In the second place, sacerdotalism deals with God the Holy Spirit, the source of all grace, in utter neglect of his personality, as if he were a natural force, operating, not when and where and how he pleases, but uniformly and regularly wherever his activities are released. It speaks of the Church as the "institute of salvation," or even as "the storehouse of salvation" with apparently complete unconsciousness that thus it is speaking of salvation as something which may be accumulated or stored for use as it may be needed. The conception is not essentially different from that of storing electricity, say, in a Leyden jar, whence it can be drawn upon for use. How dreadful the conception is may be intimated by simply speaking of it with frankness under its true forms of expression: it is equivalent to saying that saving grace, God the Holy Spirit, is kept on tap, and released at the Church's will to do the work required of it. It would probably be no exaggeration to say that no heresy could be more gross than that heresy which conceives the operations of God the Holy Spirit under the forms of the action of an impersonal, natural force. And yet it is quite obvious that at bottom this is the conception which underlies the sacerdotal system. The Church, the means of grace, contain in them the Holy Spirit as a salvation-working power which operates whenever and wherever it, we can scarcely say he, is applied.
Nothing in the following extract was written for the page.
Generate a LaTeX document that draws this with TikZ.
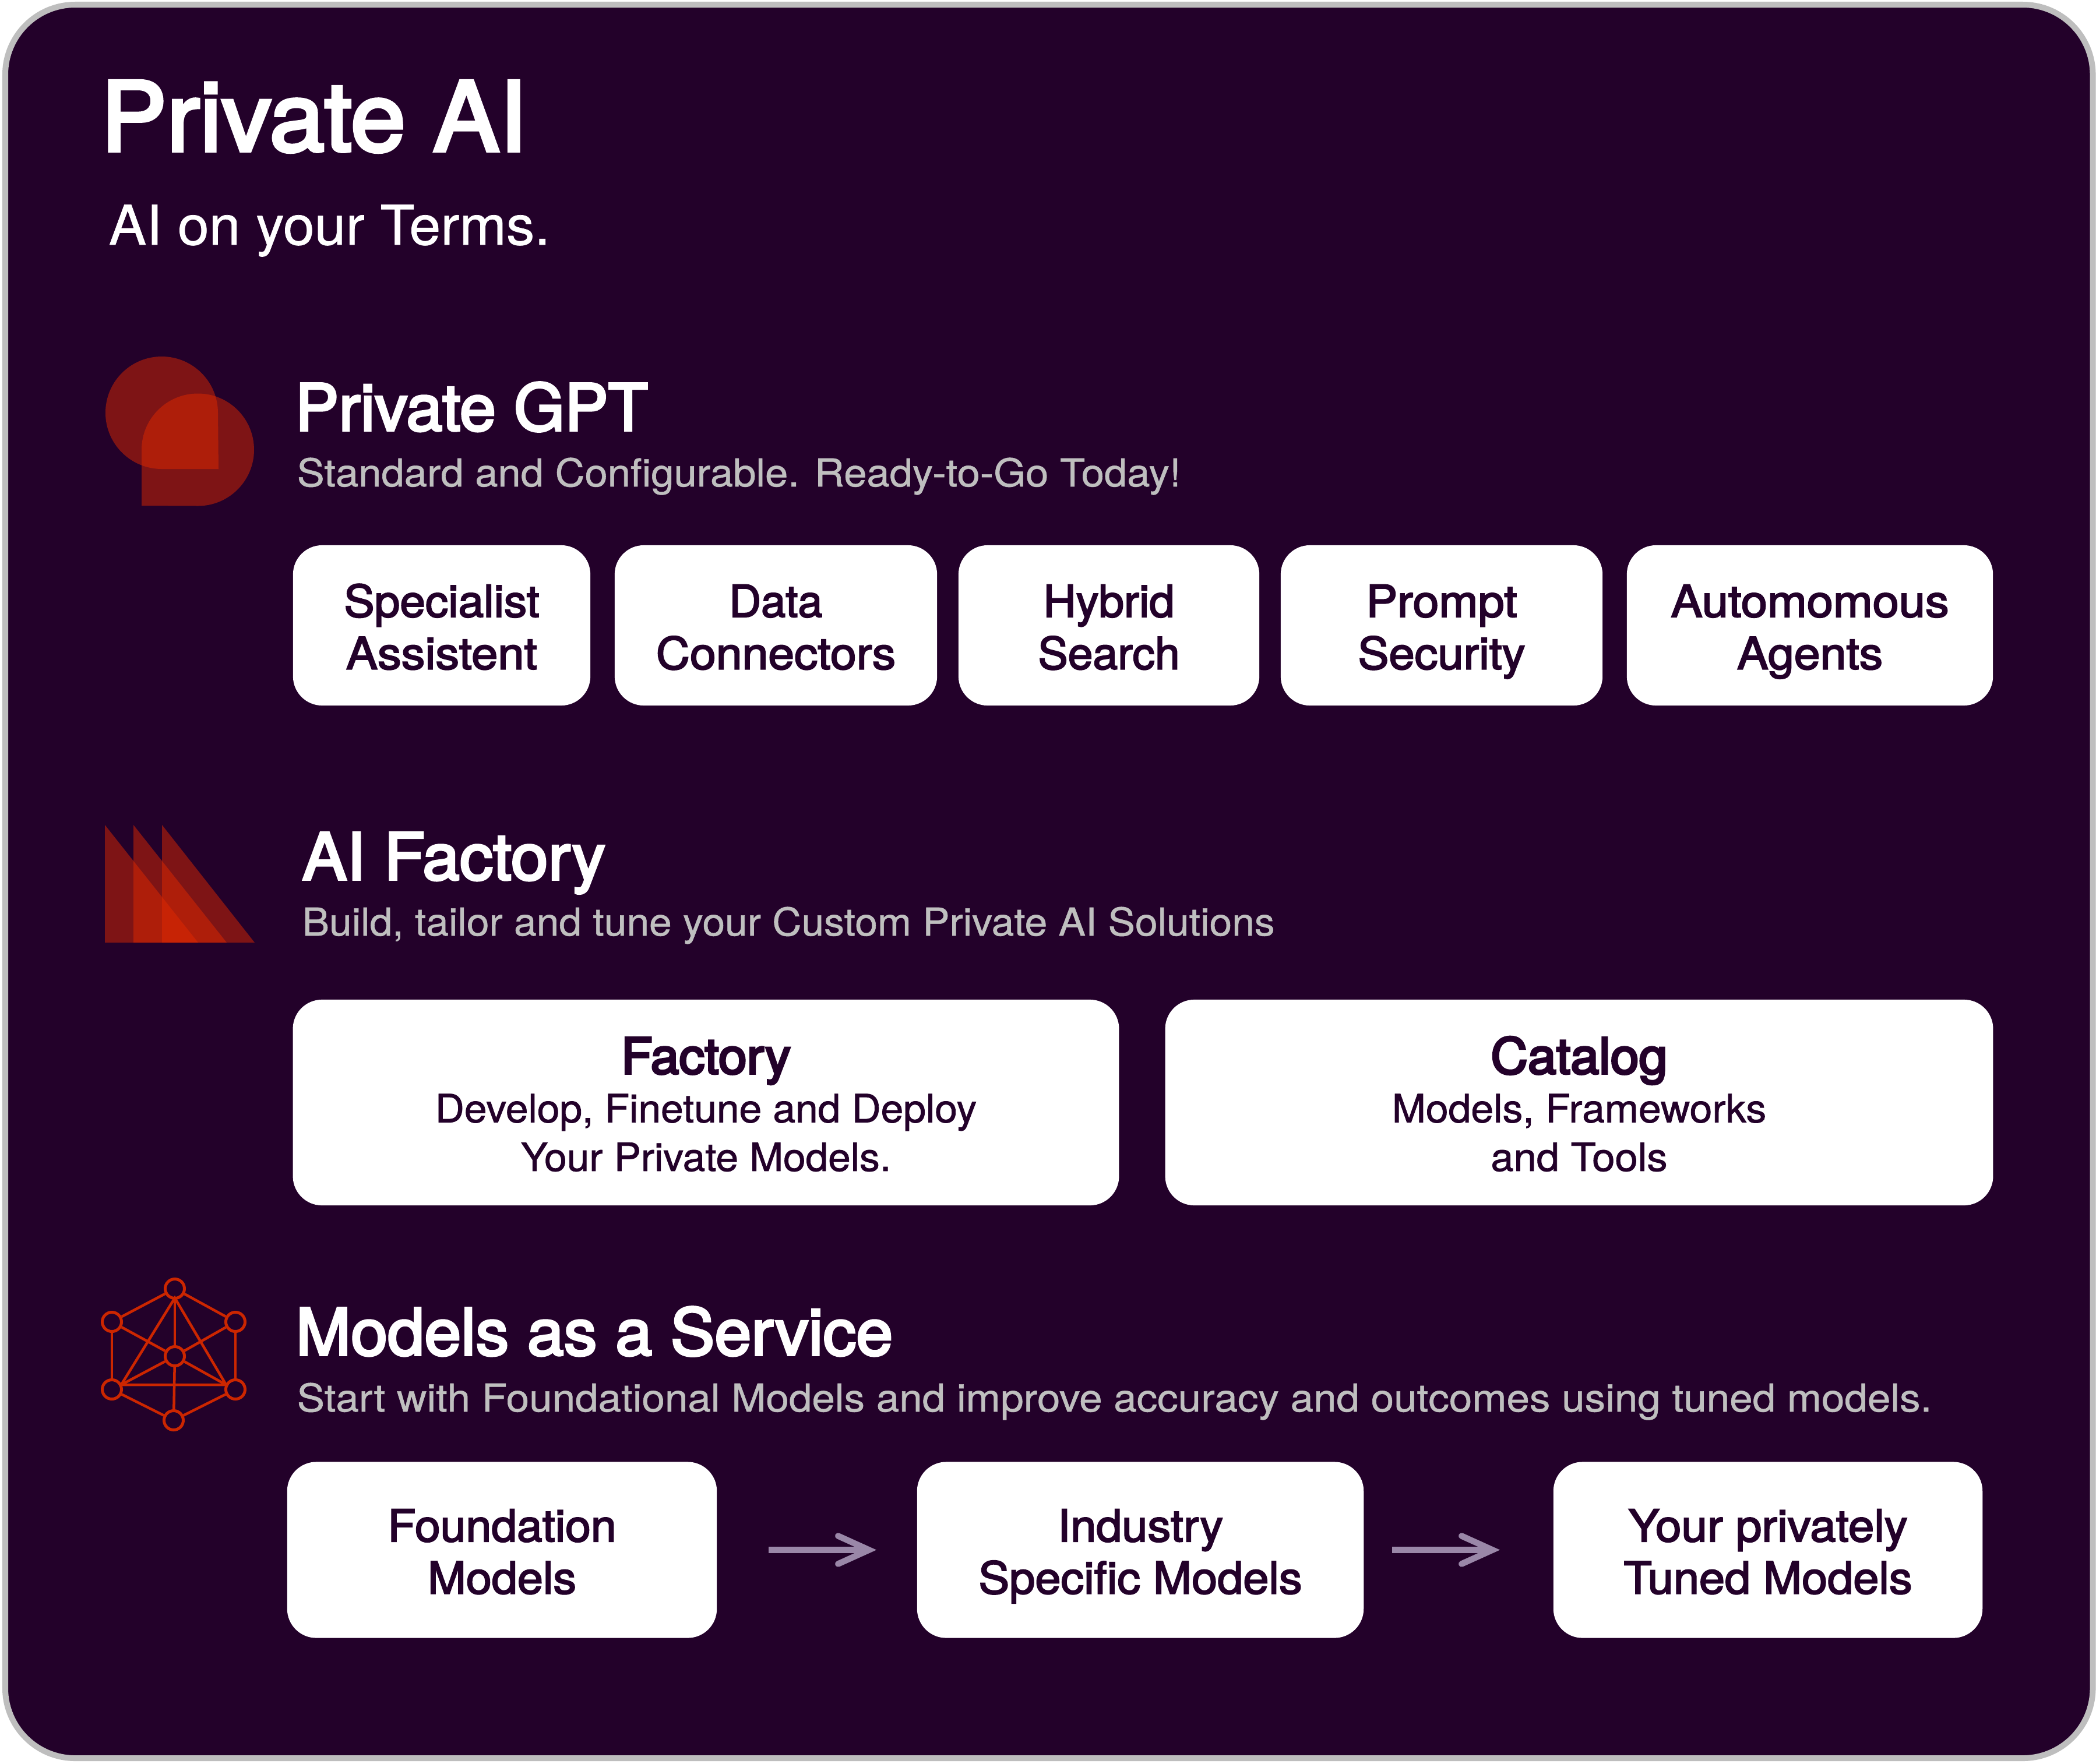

And this obviously involves, in the third place, the subjection of the Holy Spirit in his gracious operations to the control of men. Instead of the Church and the sacraments, the means of grace, being conceived, as they are represented in the Scriptures, and as they must be thought of in all healthful religious conceptions of them, as instrumentalities which the Holy Spirit uses in working salvation, the Holy Spirit is made an instrument which the Church, the means of grace, use in working salvation. The initiative is placed in the Church, the means of grace, and the Holy Spirit is placed at their disposal. He goes where they convey him; he works when they release him for work; his operations wait on their permission; and apart from their direction and control he can work no salvation. It ought to be unnecessary to say that this is a degrading conception of the modes of activity of the Holy Spirit. Its affinities are not with religion in any worthy sense of that word, which implies personal relations with a personal God, but with magic. At bottom, it conceives of the divine operations as at the disposal of man, who uses God for his own ends; and utterly forgets that rather God must be conceived as using man for his ends.

It is to break away from all this and to turn to God the Holy Spirit in humble dependence upon him as our gracious Saviour, our personal Lord and our holy Governor and Leader, that evangelicalism refuses to have anything to do with sacerdotalism and turns from all the instrumentalities of salvation to put its sole trust in the personal Saviour of the soul.